Liturgical Prayer


What is liturgical prayer?


Liturgical prayer is a set way of praying often using prayer books.  On our web-site, we provide Prayer Points, which are a more contemporary type of liturgical prayer.  Praying in this way provides a framework for prayer as there are preset scriptures, psalms, and written prayers to pray each day.

Why liturgical prayer?  Isn't it better just to say what I want to say to God when I pray?


There are certain benefits to having a liturgy to follow in prayer.  It creates a framework and a starting point for prayer, within which we find a surprising amount of freedom.  There are a couple of resources below that describe the benefits of liturgical prayer.  The first is a video by N.T. Wright, an evangelical Anglican bishop and widely read and respected theological writer.  Bishop wright talks about how liturgy, while seeming to be constraining, can actually free people up to enter into prayer:

N.T. Wright on the freedom that comes from liturgy.

The second is a quote by Lauren F. Winner from her book Mudhouse Sabbath: An Invitation to a Life of Spiritual Discipline.  Lauren was an Orthodox Jew who converted to Christianity.  She describes the meaning and benefits of her Jewish spiritual disciplines and how she has been able to transfer the basic principles of these disciplines into her Christian practice.  In her chapter on prayer, she makes a great (and sometimes humorous) case for liturgical prayer:

"Liturgy can be dull, and its dullness can be distracting.  Sometimes I set aside time specifically for prayer: I turn off the ringer on my phone and light a candle and sit in my best praying chair (the club chair with the red checked slipcover; don't ask me why, but it's generally the best); and even then I can look down at the prayer book in my hands and realize that I've been reading aloud for ten minutes, yet I have no idea what I've said.  My mouth may have been mouthing psalms, but my brain was thinking grocery lists or weekend plans.

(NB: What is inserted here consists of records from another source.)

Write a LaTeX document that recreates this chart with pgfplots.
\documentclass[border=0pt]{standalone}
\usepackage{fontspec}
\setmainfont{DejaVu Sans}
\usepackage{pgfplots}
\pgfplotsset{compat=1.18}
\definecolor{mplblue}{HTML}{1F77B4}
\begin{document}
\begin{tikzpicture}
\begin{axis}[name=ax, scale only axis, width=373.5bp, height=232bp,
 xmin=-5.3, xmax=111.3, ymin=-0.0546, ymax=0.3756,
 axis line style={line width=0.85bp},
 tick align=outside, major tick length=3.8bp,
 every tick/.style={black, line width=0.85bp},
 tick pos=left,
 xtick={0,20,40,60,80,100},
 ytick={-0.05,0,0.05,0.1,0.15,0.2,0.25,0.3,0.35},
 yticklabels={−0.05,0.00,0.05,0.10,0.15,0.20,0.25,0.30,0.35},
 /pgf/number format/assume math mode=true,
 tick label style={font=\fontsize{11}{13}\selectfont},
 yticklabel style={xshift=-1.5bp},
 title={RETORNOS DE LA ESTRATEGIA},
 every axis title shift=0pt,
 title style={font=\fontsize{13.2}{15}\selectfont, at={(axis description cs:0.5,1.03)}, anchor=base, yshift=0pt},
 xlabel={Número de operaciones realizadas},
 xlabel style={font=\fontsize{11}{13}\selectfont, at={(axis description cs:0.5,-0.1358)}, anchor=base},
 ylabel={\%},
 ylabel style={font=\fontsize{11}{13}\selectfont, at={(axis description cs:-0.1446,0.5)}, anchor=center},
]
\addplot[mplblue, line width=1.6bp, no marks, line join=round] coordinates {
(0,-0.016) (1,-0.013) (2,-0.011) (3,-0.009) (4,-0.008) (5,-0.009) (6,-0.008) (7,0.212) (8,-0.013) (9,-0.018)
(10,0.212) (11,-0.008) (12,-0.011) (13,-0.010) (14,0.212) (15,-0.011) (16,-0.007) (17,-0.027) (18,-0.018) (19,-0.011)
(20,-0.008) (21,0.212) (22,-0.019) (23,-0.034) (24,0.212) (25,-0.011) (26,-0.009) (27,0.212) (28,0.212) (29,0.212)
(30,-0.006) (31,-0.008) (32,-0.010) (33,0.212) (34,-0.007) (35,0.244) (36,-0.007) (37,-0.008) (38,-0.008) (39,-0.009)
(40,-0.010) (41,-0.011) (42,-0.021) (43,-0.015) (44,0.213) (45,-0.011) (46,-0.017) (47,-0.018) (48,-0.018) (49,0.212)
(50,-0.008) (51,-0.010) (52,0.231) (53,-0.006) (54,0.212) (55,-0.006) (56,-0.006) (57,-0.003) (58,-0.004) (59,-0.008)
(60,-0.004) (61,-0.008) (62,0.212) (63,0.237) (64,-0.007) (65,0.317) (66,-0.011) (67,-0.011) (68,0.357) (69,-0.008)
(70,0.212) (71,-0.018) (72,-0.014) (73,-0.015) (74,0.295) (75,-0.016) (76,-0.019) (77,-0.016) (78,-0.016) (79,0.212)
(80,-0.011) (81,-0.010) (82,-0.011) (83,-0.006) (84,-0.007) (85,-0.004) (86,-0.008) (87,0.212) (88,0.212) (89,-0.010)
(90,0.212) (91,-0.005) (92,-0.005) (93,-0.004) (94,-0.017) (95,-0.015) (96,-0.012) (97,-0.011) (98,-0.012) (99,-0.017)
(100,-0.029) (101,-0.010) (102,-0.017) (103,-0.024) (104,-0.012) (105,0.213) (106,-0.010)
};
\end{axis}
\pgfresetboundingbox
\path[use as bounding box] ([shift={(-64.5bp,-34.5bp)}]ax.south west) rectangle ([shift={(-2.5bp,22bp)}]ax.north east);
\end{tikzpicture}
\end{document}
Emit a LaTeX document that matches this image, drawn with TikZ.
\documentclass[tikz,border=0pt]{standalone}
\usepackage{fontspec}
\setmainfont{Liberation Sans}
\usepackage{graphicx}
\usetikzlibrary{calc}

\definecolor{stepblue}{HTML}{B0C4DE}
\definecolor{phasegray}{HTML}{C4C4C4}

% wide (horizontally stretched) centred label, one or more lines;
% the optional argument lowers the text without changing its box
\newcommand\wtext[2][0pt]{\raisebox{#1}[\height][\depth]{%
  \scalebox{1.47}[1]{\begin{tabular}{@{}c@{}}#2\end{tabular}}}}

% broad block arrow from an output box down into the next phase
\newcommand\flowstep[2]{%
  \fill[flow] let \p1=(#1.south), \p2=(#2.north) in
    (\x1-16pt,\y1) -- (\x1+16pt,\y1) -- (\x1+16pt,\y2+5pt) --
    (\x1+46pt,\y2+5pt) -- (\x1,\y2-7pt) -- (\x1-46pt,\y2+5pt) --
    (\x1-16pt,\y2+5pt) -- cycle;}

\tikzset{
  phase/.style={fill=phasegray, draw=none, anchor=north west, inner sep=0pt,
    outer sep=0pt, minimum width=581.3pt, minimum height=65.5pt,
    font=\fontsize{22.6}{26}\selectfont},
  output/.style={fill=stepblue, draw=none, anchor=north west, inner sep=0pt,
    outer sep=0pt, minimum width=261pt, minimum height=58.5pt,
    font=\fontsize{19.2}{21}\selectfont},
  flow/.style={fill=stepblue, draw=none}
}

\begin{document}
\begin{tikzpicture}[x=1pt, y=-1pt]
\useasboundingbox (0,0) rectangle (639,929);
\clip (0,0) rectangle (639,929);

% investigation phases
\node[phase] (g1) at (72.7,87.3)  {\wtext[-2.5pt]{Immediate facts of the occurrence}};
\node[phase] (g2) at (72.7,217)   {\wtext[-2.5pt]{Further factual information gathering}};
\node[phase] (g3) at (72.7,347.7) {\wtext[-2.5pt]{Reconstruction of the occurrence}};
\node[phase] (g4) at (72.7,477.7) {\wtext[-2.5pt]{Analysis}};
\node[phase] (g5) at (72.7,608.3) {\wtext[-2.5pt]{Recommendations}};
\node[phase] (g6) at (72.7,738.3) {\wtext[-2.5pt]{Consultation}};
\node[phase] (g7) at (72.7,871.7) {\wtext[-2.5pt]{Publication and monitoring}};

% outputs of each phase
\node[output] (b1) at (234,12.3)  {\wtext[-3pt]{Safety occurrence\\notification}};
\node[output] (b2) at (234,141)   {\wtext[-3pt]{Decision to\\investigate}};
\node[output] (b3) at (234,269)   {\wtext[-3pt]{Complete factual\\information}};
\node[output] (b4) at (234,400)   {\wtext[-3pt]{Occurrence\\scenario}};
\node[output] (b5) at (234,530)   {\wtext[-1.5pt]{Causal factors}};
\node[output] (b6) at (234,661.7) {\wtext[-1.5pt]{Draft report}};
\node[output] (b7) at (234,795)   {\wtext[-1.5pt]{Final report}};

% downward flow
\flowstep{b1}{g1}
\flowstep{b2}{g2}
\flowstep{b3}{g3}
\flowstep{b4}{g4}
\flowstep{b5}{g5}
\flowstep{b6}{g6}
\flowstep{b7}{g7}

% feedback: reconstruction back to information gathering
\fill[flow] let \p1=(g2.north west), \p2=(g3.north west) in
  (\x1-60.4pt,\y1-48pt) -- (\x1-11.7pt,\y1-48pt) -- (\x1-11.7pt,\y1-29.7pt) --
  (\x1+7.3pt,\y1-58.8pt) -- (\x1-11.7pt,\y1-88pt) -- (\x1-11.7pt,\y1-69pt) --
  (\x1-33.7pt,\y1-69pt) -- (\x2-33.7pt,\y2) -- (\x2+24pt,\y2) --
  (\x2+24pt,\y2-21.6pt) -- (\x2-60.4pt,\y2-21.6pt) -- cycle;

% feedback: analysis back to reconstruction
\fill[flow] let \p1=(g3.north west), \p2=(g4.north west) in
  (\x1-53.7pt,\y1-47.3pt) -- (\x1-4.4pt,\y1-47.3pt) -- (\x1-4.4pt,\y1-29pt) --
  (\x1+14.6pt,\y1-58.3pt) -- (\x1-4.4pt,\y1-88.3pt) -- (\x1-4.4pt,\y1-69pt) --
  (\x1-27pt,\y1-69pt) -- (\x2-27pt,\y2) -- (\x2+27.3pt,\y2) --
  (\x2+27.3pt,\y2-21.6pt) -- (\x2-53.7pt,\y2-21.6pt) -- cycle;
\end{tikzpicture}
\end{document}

But if roteness is a danger, it is also the way liturgy works.  When you don't have to think all the time about what words you are going to say next, you are free to fully enter into the act of praying; you are free to participate in the life of God.

Put differently: I have sometimes set aside my prayer book for days and weeks on end, and I find, at the end of those days and weeks on end, that I have lapsed into narcissism [self-centered focus].  Though meaning to commune with or reverence or at least acknowledge God, I wind up talking to myself about my emotions du jour.  I worry about my mother's health, or I stress about money, or (more happily) I bop up and down with excitement about good news or sunshine or life in general, but I never get much further than that.  It is in returning to my prayer book that places me: places me in words that ask me to confess my sins, even when I can't think of any red-letter deeds recently committed; words that ask me to pray for presidents and homeless Charlottesvillians and everyone in between; words that praise God even on the mornings when I wonder if God exists at all.  (Of course, sometimes the liturgy grandly expresses just exactly what we feel.  When you have had a lousy day at work and have used every curse word you can think of to describe your boss, try an imprecatory psalm, such as Psalm 35: "May those who seek my life be disgraced and put to shame; may those who plot my ruin be turned back in dismay....  May their path be dark and slippery, with the angel of the Lord pursuing them.")

What I say...is this: Sure, sometimes it is great when, in prayer, we can express to God just what we feel; but better still when, in the act of praying, our feelings change.  Liturgy is not, in the end, open to our emotional whims.  It repoints the person praying, taking him somewhere else."